§ GOAL: Write the lines out again, from the top of the material to the line containing "const series = [veryLow, low, moderate, high, veryHigh];", pictures excluded.

[Raw records]
┄┄┄┄┄┄┄┄┄┄┄┄┄┄┄┄┄┄┄┄
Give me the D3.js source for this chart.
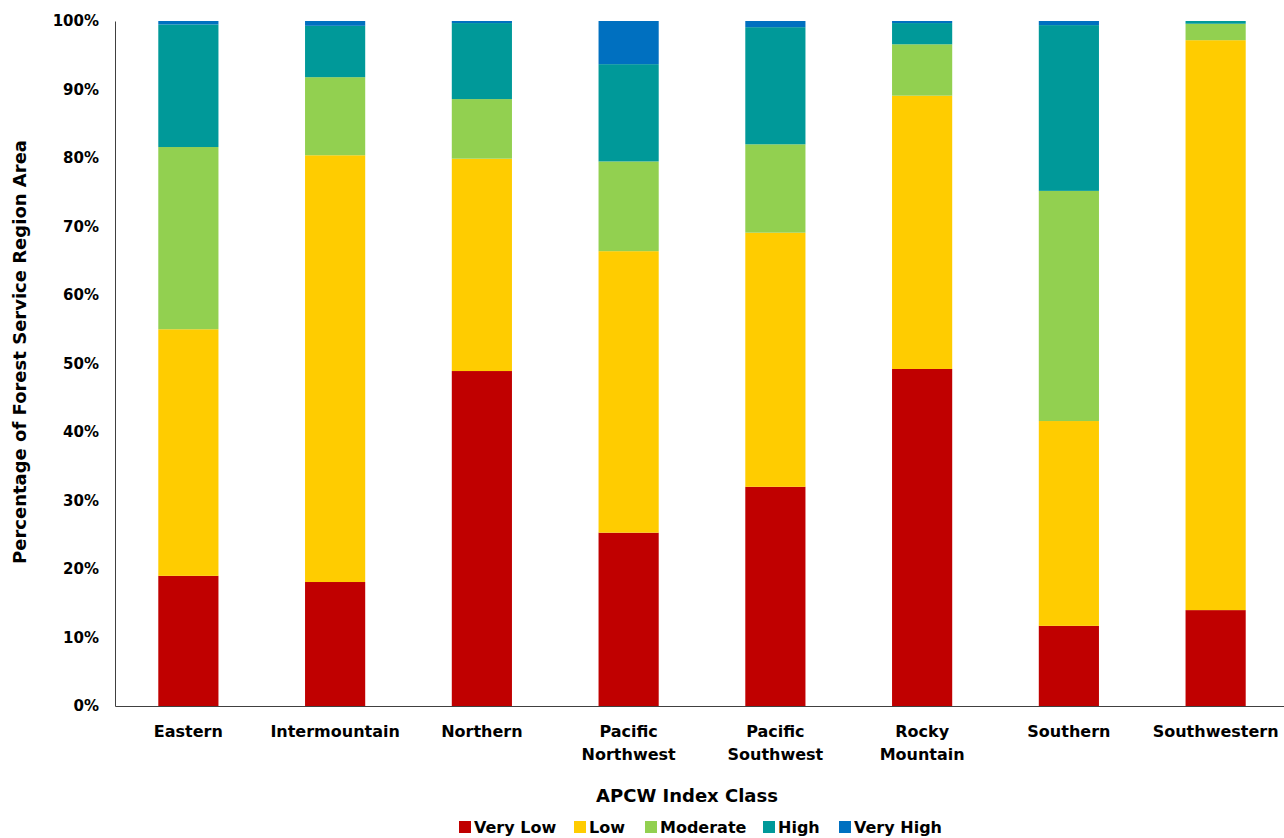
<!DOCTYPE html>
<html>
<head>
<meta charset="utf-8">
<script src="https://cdn.jsdelivr.net/npm/d3@7"></script>
<style>
  body { margin: 0; background: #fff; }
  text { font-family: "DejaVu Sans", sans-serif; font-weight: bold; fill: #000; }
</style>
</head>
<body>
<div id="chart"></div>
<script>
// Regions and class shares (percent of region area)
const regions = ["Eastern", "Intermountain", "Northern", "Pacific Northwest", "Pacific Southwest", "Rocky Mountain", "Southern", "Southwestern"];
const classes = ["Very Low", "Low", "Moderate", "High", "Very High"];
const colors = ["#C00000", "#FFCC00", "#92D050", "#009999", "#0070C0"];

const veryLow  = [19.0, 18.1, 48.9, 25.3, 32.0, 49.2, 11.7, 14.0];
const low      = [36.0, 62.3, 31.0, 41.1, 37.1, 39.9, 29.9, 83.2];
const moderate = [26.6, 11.4,  8.7, 13.1, 12.9,  7.5, 33.6,  2.4];
const high     = [17.9,  7.5, 11.1, 14.2, 17.1,  3.1, 24.2,  0.4];
const veryHigh = [ 0.5,  0.7,  0.3,  6.3,  0.9,  0.3,  0.6,  0.0];
const yTicks = [0, 10, 20, 30, 40, 50, 60, 70, 80, 90, 100];

const series = [veryLow, low, moderate, high, veryHigh];

const W = 1284, H = 838;
const margin = { top: 21, right: -5, bottom: 132, left: 115 };
const width = W - margin.left - margin.right,
      height = H - margin.top - margin.bottom;

const svg = d3.select("#chart").append("svg")
    .attr("width", W)
    .attr("height", H);

const g = svg.append("g")
    .attr("transform", "translate(" + margin.left + "," + margin.top + ")");

const rows = regions.map((r, i) => {
    const o = { region: r };
    classes.forEach((c, k) => o[c] = series[k][i]);
    return o;
});

const stack = d3.stack().keys(classes);
const layers = stack(rows);

const x = d3.scaleBand()
    .domain(regions)
    .range([0, width])
    .paddingInner(0.59)
    .paddingOuter(0.295);

const y = d3.scaleLinear()
    .domain([0, 100])
    .range([height, 0]);

// Bars
g.selectAll(".layer")
    .data(layers)
    .join("g")
    .attr("class", "layer")
    .attr("fill", (d, i) => colors[i])
    .selectAll("rect")
    .data(d => d)
    .join("rect")
    .attr("x", d => x(d.data.region))
    .attr("width", x.bandwidth())
    .attr("y", d => y(Math.min(d[1], 100)))
    .attr("height", d => Math.max(0, y(d[0]) - y(Math.min(d[1], 100))));

// y axis
const yAxis = d3.axisLeft(y)
    .tickValues(yTicks)
    .tickFormat(d => d + "%")
    .tickSize(0)
    .tickPadding(16);

const yAxisEl = g.append("g").call(yAxis);
yAxisEl.select(".domain").attr("stroke", "#404040");
yAxisEl.selectAll("text").style("font-size", "15px");

// x axis
const xAxisEl = g.append("g")
    .attr("transform", "translate(0," + height + ")")
    .call(d3.axisBottom(x).tickSize(0).tickFormat(""));
xAxisEl.select(".domain").attr("stroke", "#404040");

// category labels, split into two lines where needed
g.selectAll(".xlabel")
    .data(regions)
    .join("text")
    .attr("class", "xlabel")
    .attr("text-anchor", "middle")
    .attr("transform", d => "translate(" + (x(d) + x.bandwidth() / 2) + "," + (height + 31) + ")")
    .style("font-size", "16px")
    .each(function(d) {
        const words = d.split(" ");
        d3.select(this).selectAll("tspan")
            .data(words)
            .join("tspan")
            .attr("x", 0)
            .attr("dy", (w, i) => i === 0 ? 0 : "1.45em")
            .text(w => w);
    });

// Axis titles
svg.append("text")
    .attr("transform", "translate(26,352) rotate(-90)")
    .attr("text-anchor", "middle")
    .style("font-size", "18px")
    .text("Percentage of Forest Service Region Area");

svg.append("text")
    .attr("x", 687)
    .attr("y", 802)
    .attr("text-anchor", "middle")
    .style("font-size", "18px")
    .text("APCW Index Class");

// Legend
const legendX = [459, 574, 645, 763, 839];
const legend = svg.append("g").attr("class", "legend");
const item = legend.selectAll("g")
    .data(classes)
    .join("g")
    .attr("transform", (d, i) => "translate(" + legendX[i] + ",821)");
item.append("rect")
    .attr("width", 12)
    .attr("height", 12)
    .attr("fill", (d, i) => colors[i]);
item.append("text")
    .attr("x", 15)
    .attr("y", 12)
    .style("font-size", "16px")
    .text(d => d);
</script>
</body>
</html>
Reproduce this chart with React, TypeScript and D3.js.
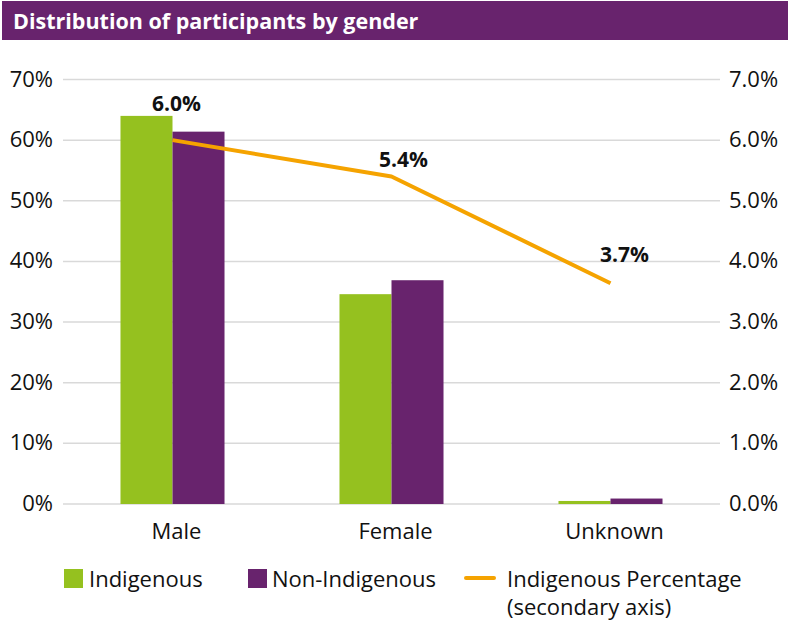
import React from "react";
import * as d3 from "d3";

const categories = ["Male", "Female", "Unknown"];
const indigenous = [64.0, 34.6, 0.5];
const nonIndigenous = [61.4, 36.9, 0.9];
const indigenousPct = [6.0, 5.4, 3.64];
const pctLabels = ["6.0%", "5.4%", "3.7%"];
const leftTicks = [0, 10, 20, 30, 40, 50, 60, 70];
const rightTicks = [0, 1, 2, 3, 4, 5, 6, 7];

const W = 788, H = 637;
const plotL = 63, plotR = 720, plotT = 79.5, plotB = 504;
const GREEN = "#95c11f", PURPLE = "#68236d", ORANGE = "#f5a300";
const FONT = "'Open Sans', Lato, sans-serif";
const labelOffsets = [[4, -29], [12, -10], [14, -21]];

export default function App() {
  const x = d3.scaleBand<string>().domain(categories).range([plotL, plotR]).paddingInner(0.525).paddingOuter(0.2625);
  const yL = d3.scaleLinear().domain([0, 70]).range([plotB, plotT]);
  const yR = d3.scaleLinear().domain([0, 7]).range([plotB, plotT]);
  const bw = x.bandwidth() / 2;
  const line = d3.line<number>().x((_, i) => (x(categories[i]) as number) + bw).y((d) => yR(d));
  return (
    <svg width={W} height={H} style={{ position: "absolute", left: 0, top: 0 }} fontFamily={FONT}>
      <rect x={0} y={0} width={W} height={H} fill="#fff" />
      <rect x={2} y={1} width={786} height={39} fill={PURPLE} />
      <text x={13} y={29} fill="#fff" fontSize={21.5} fontWeight="bold">Distribution of participants by gender</text>
      {leftTicks.map((t) => (
        <line key={t} x1={plotL} x2={plotR} y1={yL(t)} y2={yL(t)} stroke="#d9d9d9" strokeWidth={1.5} />
      ))}
      {leftTicks.map((t) => (
        <text key={"l" + t} x={53} y={yL(t) + 7} textAnchor="end" fontSize={22} fill="#111">{t}%</text>
      ))}
      {rightTicks.map((t) => (
        <text key={"r" + t} x={729} y={yR(t) + 7} textAnchor="start" fontSize={22} fill="#111">{t.toFixed(1)}%</text>
      ))}
      {categories.map((c, i) => {
        const x0 = x(c) as number;
        return (
          <g key={c}>
            <rect x={x0} y={yL(indigenous[i])} width={bw} height={plotB - yL(indigenous[i])} fill={GREEN} />
            <rect x={x0 + bw} y={yL(nonIndigenous[i])} width={bw} height={plotB - yL(nonIndigenous[i])} fill={PURPLE} />
            <text x={x0 + bw + 4} y={539} textAnchor="middle" fontSize={22} fill="#111">{c}</text>
          </g>
        );
      })}
      <path d={line(indigenousPct) || ""} fill="none" stroke={ORANGE} strokeWidth={4} strokeLinejoin="round" />
      {indigenousPct.map((v, i) => (
        <text key={"v" + i} x={(x(categories[i]) as number) + bw + labelOffsets[i][0]} y={yR(v) + labelOffsets[i][1]} textAnchor="middle" fontSize={21} fontWeight="bold" fill="#111">{pctLabels[i]}</text>
      ))}
      <g fontSize={22} fill="#111">
        <rect x={64} y={569} width={19} height={19} fill={GREEN} />
        <text x={89} y={587}>Indigenous</text>
        <rect x={248} y={569} width={19} height={19} fill={PURPLE} />
        <text x={272} y={587}>Non-Indigenous</text>
        <line x1={466} x2={494} y1={578} y2={578} stroke={ORANGE} strokeWidth={4} strokeLinecap="round" />
        <text x={507} y={587}>Indigenous Percentage</text>
        <text x={507} y={615}>(secondary axis)</text>
      </g>
    </svg>
  );
}
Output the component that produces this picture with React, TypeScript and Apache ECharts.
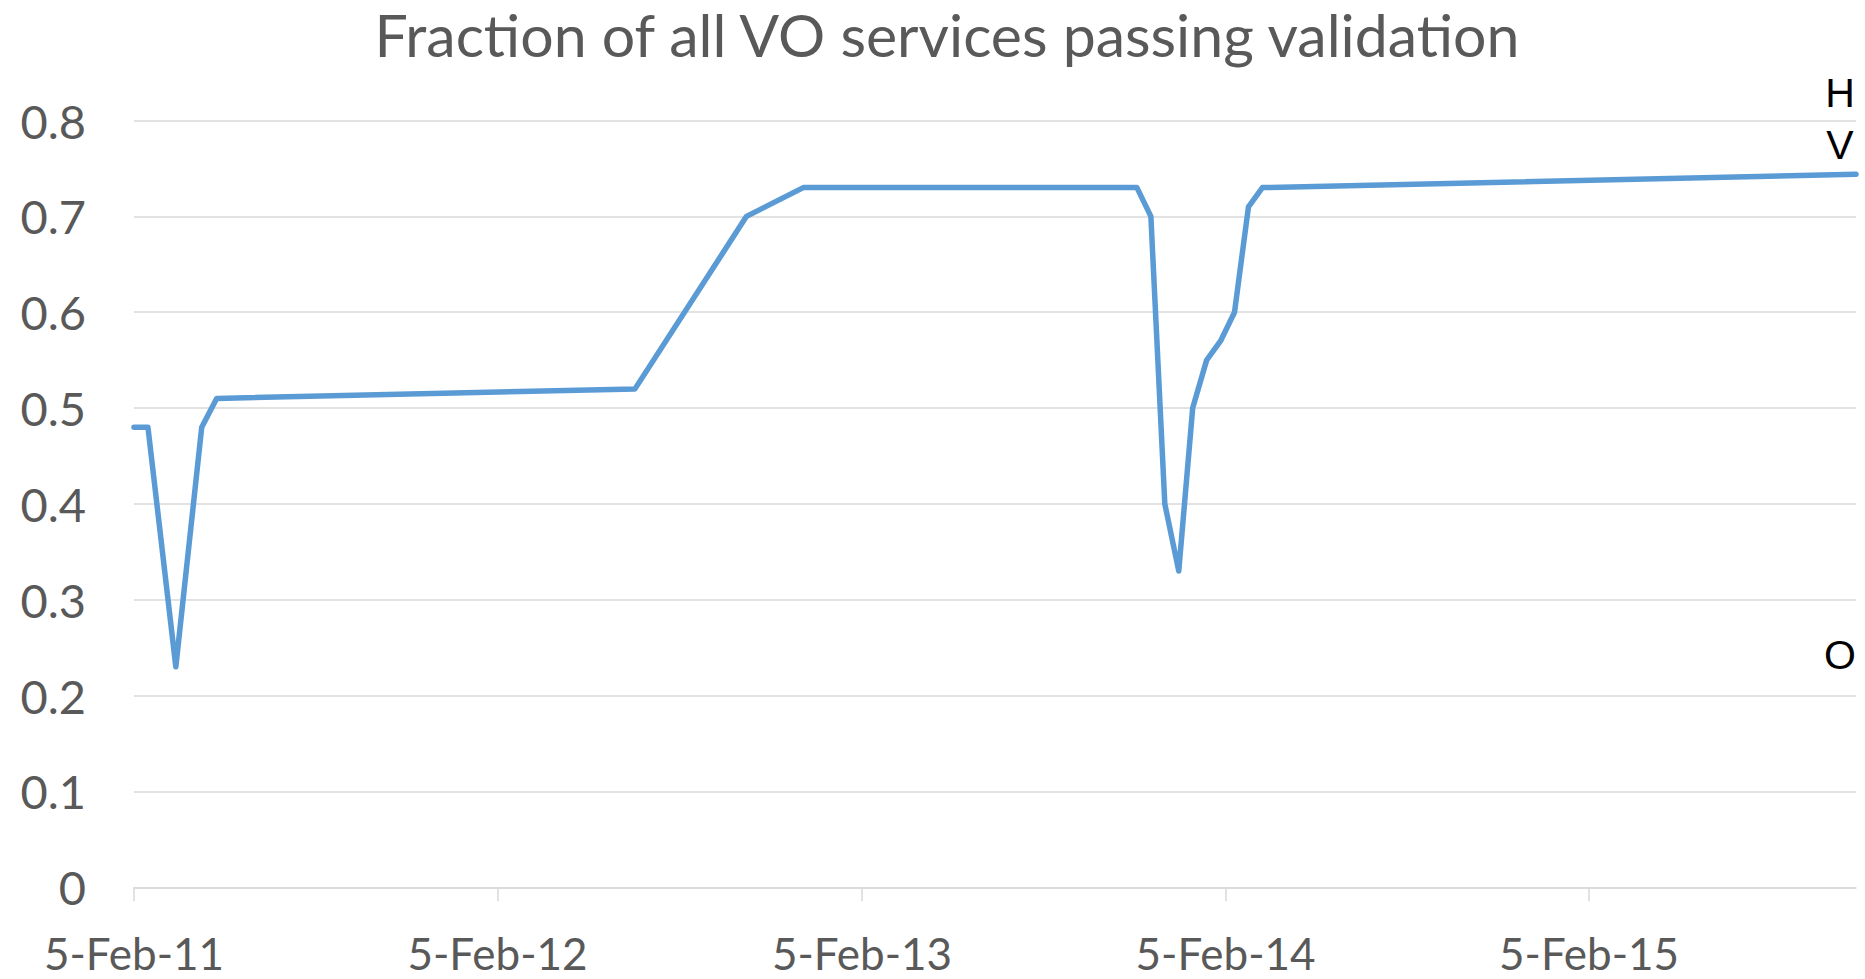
┄┄┄┄┄┄┄┄┄┄┄┄┄┄┄┄┄┄┄┄
§ RESPONSE TO THE EXERCISE:
Give me the D3.js source for this chart.
<!DOCTYPE html>
<html>
<head>
<meta charset="utf-8">
<script src="https://cdn.jsdelivr.net/npm/d3@7"></script>
<style>
  body { margin: 0; background: #fff; }
  text { font-family: "DejaVu Sans", sans-serif; font-weight: bold; fill: #000; }
</style>
</head>
<body>
<div id="chart"></div>
<script>
// Regions and class shares (percent of region area)
const regions = ["Eastern", "Intermountain", "Northern", "Pacific Northwest", "Pacific Southwest", "Rocky Mountain", "Southern", "Southwestern"];
const classes = ["Very Low", "Low", "Moderate", "High", "Very High"];
const colors = ["#C00000", "#FFCC00", "#92D050", "#009999", "#0070C0"];

const veryLow  = [19.0, 18.1, 48.9, 25.3, 32.0, 49.2, 11.7, 14.0];
const low      = [36.0, 62.3, 31.0, 41.1, 37.1, 39.9, 29.9, 83.2];
const moderate = [26.6, 11.4,  8.7, 13.1, 12.9,  7.5, 33.6,  2.4];
const high     = [17.9,  7.5, 11.1, 14.2, 17.1,  3.1, 24.2,  0.4];
const veryHigh = [ 0.5,  0.7,  0.3,  6.3,  0.9,  0.3,  0.6,  0.0];
const yTicks = [0, 10, 20, 30, 40, 50, 60, 70, 80, 90, 100];

const series = [veryLow, low, moderate, high, veryHigh];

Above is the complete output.